Your task is to retype, word for word, the lines from the start of the data through the line holding "import plotly.graph_objects as go". Do not include the pictures.

**** Collected material

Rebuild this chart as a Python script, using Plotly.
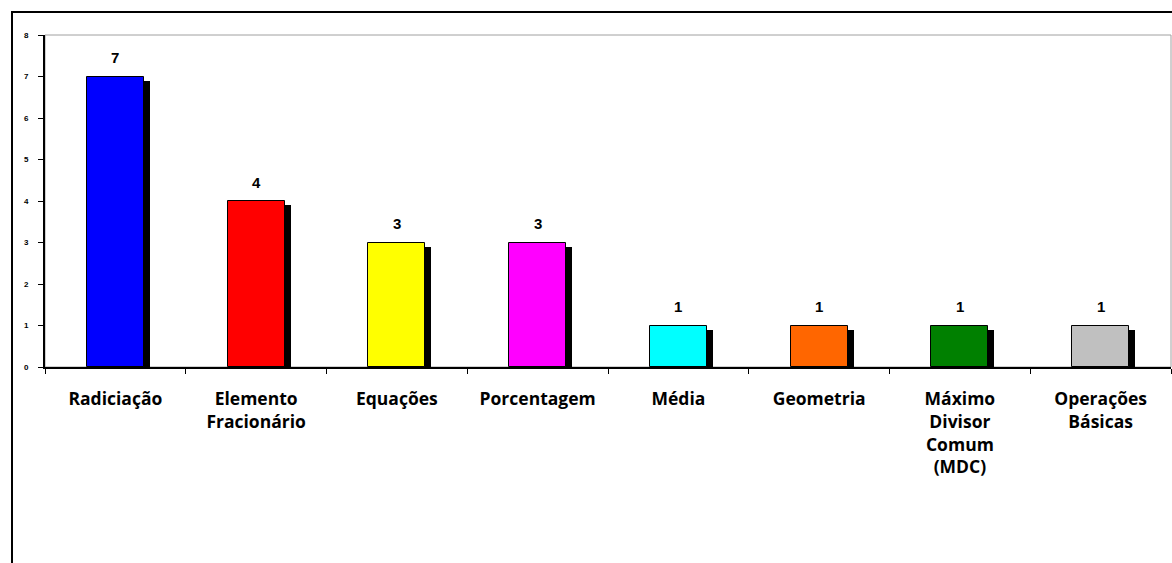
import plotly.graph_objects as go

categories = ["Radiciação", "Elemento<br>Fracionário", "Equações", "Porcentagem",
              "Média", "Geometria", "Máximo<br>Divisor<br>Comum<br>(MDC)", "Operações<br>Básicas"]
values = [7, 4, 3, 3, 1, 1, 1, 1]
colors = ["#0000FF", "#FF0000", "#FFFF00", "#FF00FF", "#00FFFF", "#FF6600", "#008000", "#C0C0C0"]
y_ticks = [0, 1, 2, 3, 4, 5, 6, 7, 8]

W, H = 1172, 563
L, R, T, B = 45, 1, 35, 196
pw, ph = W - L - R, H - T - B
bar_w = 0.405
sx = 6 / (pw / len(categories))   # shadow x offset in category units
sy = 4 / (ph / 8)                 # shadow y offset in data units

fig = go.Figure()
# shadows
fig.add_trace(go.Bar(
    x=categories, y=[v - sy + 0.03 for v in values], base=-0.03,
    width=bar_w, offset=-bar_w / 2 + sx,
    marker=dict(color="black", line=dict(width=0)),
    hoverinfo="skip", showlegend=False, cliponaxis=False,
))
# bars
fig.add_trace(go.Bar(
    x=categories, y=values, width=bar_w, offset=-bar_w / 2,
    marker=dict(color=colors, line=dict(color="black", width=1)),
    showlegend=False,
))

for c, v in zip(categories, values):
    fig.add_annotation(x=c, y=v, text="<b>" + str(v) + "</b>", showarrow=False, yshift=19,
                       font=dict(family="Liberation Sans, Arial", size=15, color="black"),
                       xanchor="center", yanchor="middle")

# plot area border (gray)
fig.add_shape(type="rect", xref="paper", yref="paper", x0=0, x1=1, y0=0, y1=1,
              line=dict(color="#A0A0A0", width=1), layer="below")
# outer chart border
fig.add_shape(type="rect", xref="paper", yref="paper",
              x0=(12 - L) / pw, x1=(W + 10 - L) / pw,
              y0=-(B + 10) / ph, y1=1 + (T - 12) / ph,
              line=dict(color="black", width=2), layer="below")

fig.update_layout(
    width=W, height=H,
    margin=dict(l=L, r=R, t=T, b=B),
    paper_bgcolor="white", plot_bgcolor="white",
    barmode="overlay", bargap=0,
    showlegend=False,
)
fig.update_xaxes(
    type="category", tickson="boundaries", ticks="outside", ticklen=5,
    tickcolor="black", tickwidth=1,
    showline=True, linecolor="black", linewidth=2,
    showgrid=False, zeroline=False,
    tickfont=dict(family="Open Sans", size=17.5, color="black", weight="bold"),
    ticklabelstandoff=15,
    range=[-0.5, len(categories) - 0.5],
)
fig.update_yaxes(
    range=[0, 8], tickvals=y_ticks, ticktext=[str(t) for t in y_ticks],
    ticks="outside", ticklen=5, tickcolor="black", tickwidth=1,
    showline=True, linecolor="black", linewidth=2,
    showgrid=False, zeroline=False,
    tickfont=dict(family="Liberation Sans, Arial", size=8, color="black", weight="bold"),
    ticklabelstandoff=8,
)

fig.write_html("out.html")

********

• _Answer to this exercise_:
Rebuild this chart as a Python script, using Plotly.
import plotly.graph_objects as go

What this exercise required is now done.